Plastic EPs & The Records "Well You Want To Make A Record" 7"
After our initial feature on Plastic EP and the Records' fantastic 1981 single, the band's frontman, Plastic EP, used the comments section to drop a bombshell: Recordings exist for an unreleased second 45. Not only that, the songs were purported to be in the style of that first single, rather than the more polished direction of its follow up. As EPs über-fans, our reaction was predictable: Holy. Fucking. Shitballs.
With thanks to Plastic EP, we're proud to present the songs that would have made up that second 45. The songs were recorded in 1981 - after the session, the band was told to return to the studio at a later time to pick up a master of the final mix. For reasons unknown, the studio never compiled the 1/4 inch master tape, the original reels disappeared, and plans for the single were shelved. ("Isn't it ironic, we recorded a song called Make A Record and we couldn't actually make one", says Plastic EP). Thankfully, the band had the foresight to record rough mixes onto cassette before leaving the studio - that cassette is all that survives from the session, and is the source of the sound files below.
The songs are even more raw than the first single, attributable in part to the unfinished nature of the recordings, but also due to a positively rude guitar sound, courtesy of new member Craig (tremolo is featured heavily on both songs to great effect, and Make A Record's guitar solo is, in a word, savage). In some respects, the recording also represents a transition between the styles of the official singles, most notably in the replacement of At Home's drummer, Brendon Pearse, with a Boss Dr. Rhythm drum machine. With the tempo set just right, there is also that same freneticism that marks so much drum machine driven French punk (Metal Urbain, Dements Tragiques (human drummer, we know), Bla Bla Schmurz Group, etc., etc.).

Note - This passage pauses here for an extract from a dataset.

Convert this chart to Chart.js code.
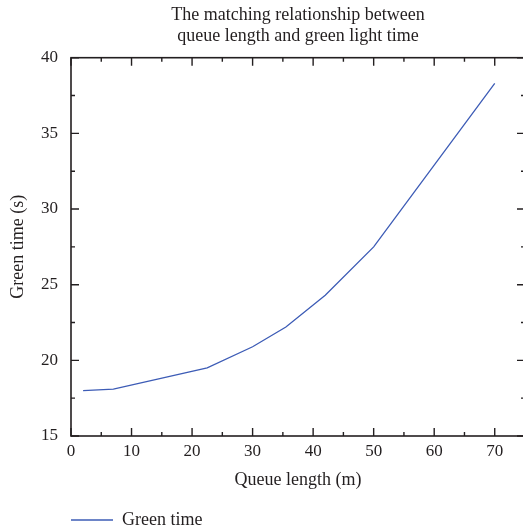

The band considers Well You Want To Make A Record to be the stronger track - it was the first song co-written by Plastic EP and bass player Wally, and as noted elsewhere, was revived in numerous versions over The EPs' career. Indeed, it's the more immediate of the two songs, but we're hesitant to downplay the merits of I'm Not Coming Back. Its chiming piano lines are an undeniable highlight - in fact, the song is not a million miles away from The End by Just Urbain in its instrumentation and minor key.